A well with smooth and glossy ridges worn in the marble door from people hauling up their buckets of water with ropes - we surmised anyway.

Constructed during the 6th century, the baptistery's floor is mosaic but covered to safe it from the weather.  It is revealed only once a year so people can admire it.

The basilica, 6th century 

Our own observations agree.  English is now taught in schools and we can communicate with the young business operators quite easily whereas the older people are fluent in Russian.  On our bike rides through the countryside, the young kids excitedly come to the roadside to wave and yell, "hi" when they see us whereas the older adults do not smile but look at us with what we perceive as suspicion.  Although a bit off putting this reaction makes sense.  Albania was completely cut off from the world for decades.  No one in to tour or do business and no one out.  Tourists, although not numerous, are now coming with all the accompanying baggage, demands and industry that follows, both beneficial and not.  Life is changing and change is not always easy to reconcile or perceive as positive.  A whole way of life, even if hard, is being lost.
Another UNESCO site, this time visited by taxi hire on a day trip with five other cruisers from the marina.   Berac is a hilltop fortress set in a wide valley and surrounded by mountains and hills.  People still live within the ancient walls and boys still play soccer in the field.

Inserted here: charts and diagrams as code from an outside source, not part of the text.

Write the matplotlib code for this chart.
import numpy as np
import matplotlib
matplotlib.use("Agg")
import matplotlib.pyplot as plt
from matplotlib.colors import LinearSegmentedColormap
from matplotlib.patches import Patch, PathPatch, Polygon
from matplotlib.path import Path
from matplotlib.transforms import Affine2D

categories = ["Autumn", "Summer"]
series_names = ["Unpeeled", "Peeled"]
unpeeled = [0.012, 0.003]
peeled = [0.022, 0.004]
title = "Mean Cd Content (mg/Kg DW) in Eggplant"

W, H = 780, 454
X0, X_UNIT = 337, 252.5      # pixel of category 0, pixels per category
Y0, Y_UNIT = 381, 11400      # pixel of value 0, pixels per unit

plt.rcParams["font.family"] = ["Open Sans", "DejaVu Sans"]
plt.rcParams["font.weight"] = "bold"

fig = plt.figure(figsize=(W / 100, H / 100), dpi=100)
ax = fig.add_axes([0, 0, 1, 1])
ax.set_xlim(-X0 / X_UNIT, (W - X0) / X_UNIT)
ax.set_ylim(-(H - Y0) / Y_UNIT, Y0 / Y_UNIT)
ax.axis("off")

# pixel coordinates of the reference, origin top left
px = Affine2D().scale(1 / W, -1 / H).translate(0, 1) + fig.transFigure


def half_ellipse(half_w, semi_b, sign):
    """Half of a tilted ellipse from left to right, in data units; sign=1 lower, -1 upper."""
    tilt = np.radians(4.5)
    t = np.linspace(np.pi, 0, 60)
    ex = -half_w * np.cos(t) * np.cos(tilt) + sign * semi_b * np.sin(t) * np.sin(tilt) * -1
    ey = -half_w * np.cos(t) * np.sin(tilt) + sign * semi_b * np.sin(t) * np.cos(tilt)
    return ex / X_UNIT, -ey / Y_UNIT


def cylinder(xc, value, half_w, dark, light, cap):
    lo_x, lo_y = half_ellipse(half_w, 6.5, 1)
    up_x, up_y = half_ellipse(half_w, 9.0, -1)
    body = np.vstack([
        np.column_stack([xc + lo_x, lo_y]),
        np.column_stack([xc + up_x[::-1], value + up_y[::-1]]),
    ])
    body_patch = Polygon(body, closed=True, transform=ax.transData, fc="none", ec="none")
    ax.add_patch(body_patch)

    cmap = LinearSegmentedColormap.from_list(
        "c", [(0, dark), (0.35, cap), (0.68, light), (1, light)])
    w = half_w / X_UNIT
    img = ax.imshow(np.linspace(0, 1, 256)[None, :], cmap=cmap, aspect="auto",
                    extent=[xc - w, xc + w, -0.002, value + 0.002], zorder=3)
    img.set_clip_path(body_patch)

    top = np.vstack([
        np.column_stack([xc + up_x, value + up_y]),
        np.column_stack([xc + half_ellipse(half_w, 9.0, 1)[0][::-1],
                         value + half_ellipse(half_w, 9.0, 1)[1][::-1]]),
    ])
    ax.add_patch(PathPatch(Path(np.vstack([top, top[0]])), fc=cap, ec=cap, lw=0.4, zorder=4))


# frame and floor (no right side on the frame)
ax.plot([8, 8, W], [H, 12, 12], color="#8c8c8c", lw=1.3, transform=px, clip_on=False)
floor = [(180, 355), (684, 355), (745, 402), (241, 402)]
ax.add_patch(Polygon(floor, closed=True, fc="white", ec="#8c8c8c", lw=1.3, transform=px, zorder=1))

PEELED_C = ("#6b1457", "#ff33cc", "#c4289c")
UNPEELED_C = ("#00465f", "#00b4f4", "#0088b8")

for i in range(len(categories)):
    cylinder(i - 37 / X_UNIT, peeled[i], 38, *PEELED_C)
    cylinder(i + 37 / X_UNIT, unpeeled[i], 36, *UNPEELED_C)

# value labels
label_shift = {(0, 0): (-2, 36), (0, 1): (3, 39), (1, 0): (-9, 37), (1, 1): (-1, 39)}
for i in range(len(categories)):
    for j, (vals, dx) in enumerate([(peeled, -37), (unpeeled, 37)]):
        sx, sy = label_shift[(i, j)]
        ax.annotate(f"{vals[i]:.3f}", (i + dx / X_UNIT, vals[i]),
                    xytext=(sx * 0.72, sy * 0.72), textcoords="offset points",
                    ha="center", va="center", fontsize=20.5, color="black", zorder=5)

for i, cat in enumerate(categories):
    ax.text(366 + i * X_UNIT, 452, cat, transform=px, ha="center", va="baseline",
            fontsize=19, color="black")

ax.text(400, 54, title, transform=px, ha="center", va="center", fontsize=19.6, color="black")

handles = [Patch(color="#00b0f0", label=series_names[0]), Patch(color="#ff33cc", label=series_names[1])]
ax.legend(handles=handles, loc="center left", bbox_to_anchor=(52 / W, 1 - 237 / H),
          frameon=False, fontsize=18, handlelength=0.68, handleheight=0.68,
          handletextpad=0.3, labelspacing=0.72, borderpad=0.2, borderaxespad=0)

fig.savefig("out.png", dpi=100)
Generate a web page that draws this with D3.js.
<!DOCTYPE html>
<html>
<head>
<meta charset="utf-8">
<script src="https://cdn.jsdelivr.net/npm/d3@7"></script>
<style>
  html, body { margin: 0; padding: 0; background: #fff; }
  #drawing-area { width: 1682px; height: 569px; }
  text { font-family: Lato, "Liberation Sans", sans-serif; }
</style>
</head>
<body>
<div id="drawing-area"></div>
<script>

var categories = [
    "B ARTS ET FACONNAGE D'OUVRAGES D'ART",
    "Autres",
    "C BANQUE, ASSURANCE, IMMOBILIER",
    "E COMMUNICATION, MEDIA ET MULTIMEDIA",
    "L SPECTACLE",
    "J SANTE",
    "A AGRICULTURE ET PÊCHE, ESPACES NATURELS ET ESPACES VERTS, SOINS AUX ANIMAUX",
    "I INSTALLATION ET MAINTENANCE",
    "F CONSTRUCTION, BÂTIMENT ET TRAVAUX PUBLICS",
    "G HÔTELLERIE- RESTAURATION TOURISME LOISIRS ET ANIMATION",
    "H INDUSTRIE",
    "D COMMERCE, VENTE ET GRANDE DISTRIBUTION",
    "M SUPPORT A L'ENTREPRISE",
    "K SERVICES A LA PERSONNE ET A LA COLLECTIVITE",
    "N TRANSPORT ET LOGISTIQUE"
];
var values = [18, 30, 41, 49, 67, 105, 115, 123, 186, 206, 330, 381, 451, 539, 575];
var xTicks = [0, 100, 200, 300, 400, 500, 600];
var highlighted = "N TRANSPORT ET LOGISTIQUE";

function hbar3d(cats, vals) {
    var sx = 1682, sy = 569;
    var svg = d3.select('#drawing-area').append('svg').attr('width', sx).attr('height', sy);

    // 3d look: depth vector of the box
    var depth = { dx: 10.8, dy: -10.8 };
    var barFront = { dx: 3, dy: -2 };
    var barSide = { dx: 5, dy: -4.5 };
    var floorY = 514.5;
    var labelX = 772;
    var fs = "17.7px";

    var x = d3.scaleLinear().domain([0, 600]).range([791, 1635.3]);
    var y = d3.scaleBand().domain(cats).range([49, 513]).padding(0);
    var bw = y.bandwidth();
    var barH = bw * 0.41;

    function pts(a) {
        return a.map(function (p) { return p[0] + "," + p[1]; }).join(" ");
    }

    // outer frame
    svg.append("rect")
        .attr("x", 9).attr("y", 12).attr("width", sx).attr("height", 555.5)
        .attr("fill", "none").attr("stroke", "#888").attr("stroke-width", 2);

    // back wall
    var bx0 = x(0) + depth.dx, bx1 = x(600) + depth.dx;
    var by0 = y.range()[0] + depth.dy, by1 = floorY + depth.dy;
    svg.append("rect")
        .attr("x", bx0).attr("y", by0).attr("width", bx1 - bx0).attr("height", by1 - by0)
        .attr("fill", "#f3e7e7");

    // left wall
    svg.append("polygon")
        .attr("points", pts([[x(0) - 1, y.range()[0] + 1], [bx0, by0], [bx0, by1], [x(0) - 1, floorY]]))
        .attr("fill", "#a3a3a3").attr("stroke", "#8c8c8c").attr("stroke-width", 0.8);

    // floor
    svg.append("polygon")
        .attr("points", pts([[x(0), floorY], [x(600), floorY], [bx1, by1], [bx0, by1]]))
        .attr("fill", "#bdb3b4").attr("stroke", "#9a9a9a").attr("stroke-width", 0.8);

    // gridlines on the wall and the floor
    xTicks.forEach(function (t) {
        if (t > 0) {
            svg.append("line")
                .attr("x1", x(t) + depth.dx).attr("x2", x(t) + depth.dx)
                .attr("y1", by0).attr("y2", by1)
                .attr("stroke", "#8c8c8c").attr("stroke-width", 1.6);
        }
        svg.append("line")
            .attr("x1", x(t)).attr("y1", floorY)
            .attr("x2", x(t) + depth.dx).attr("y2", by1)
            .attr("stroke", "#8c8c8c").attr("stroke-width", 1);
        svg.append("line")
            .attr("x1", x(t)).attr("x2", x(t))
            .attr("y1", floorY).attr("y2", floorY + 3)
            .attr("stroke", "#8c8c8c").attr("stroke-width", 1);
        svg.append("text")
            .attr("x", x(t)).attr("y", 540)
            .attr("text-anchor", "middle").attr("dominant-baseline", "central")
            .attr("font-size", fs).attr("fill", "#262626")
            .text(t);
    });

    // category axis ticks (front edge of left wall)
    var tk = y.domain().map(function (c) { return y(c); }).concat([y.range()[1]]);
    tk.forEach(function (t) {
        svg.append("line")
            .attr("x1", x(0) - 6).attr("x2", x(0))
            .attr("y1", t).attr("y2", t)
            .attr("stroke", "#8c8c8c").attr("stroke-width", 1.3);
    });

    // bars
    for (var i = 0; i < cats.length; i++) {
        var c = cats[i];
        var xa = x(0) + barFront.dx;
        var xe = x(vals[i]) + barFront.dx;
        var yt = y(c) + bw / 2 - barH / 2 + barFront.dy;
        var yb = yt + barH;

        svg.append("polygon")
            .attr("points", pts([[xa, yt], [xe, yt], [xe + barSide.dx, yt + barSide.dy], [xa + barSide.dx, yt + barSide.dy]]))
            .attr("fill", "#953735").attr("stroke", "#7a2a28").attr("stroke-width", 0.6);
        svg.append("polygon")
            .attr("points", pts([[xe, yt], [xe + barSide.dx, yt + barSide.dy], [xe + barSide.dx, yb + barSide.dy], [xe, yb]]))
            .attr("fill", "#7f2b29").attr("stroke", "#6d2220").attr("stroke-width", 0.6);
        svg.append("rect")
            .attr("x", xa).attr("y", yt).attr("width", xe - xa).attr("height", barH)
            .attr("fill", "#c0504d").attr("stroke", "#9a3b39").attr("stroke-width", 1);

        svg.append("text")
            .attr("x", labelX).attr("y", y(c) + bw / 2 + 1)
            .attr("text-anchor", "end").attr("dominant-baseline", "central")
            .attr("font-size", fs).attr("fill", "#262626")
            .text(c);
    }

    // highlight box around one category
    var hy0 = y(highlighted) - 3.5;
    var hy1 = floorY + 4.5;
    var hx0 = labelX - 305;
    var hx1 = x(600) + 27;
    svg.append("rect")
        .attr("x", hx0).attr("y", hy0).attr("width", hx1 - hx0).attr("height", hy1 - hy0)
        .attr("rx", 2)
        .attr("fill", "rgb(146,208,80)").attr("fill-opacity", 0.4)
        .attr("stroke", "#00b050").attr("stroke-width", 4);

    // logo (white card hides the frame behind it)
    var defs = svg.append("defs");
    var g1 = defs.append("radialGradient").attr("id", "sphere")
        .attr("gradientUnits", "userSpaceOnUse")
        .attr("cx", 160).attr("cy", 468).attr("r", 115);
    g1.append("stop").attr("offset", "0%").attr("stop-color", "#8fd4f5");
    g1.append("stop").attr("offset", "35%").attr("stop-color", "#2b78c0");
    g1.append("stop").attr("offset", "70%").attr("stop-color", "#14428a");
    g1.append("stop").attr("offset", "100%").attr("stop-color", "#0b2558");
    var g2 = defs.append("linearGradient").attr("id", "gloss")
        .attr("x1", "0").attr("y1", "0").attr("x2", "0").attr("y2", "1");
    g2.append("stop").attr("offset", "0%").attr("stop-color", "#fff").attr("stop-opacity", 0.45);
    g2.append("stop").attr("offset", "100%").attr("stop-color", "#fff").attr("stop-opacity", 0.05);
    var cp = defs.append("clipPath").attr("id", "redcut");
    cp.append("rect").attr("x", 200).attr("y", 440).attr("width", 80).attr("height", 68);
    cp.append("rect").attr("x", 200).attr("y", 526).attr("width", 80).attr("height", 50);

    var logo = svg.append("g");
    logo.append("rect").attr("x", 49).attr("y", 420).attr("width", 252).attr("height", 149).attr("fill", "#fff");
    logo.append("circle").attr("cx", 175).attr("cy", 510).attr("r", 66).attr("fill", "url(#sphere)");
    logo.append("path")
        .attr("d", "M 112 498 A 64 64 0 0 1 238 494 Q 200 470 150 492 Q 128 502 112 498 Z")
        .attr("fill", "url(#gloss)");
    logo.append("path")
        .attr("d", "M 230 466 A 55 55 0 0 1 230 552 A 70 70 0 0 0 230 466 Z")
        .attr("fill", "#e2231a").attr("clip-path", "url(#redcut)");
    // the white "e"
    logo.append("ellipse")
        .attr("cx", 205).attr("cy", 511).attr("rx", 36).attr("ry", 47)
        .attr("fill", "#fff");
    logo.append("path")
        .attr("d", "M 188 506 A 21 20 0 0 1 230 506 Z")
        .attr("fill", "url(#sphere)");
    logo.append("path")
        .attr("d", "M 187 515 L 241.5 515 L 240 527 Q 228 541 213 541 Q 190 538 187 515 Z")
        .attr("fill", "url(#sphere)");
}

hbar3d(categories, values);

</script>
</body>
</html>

Electricity poles and satellite dishes tell the tale of our modern not so beautiful period mixed with the lovely old stone buildings of another time.

A lovely church....

looking out over a stupendous view

The houses of those who still live in the fortress.  Unfortunately, our view was marred by clouds that brought day long rain just as we finished the outdoor part of our tour.

Albania is full of genuine free-ranging hens.  They accompanied us everywhere.  Not sure what these guys could find on the rooftop.  Perhaps just enjoying the view like everyone else.

The minaret tower along with the church demonstrated the stated acceptance of two religions in this walled community.

A view of the old town built along the river at the foot of the fortress.  It is nicknamed the city of a thousand windows.

The country is not geared to yachts yet - there is only one marina in the whole country.  Power outages are almost daily, internet is spotty, the marina buildings are empty for lack of investors.  But the small marina itself is full of happy cruisers all waiting for a weather window to take them  south or north.  Few stay for longer then a few days.

We have enjoyed our time here.  Albania is unique to Europe.  Much of it's charm and appeal is related to it's history and current position of being stuck between two times.  It will be interesting to see how it manages over the next years.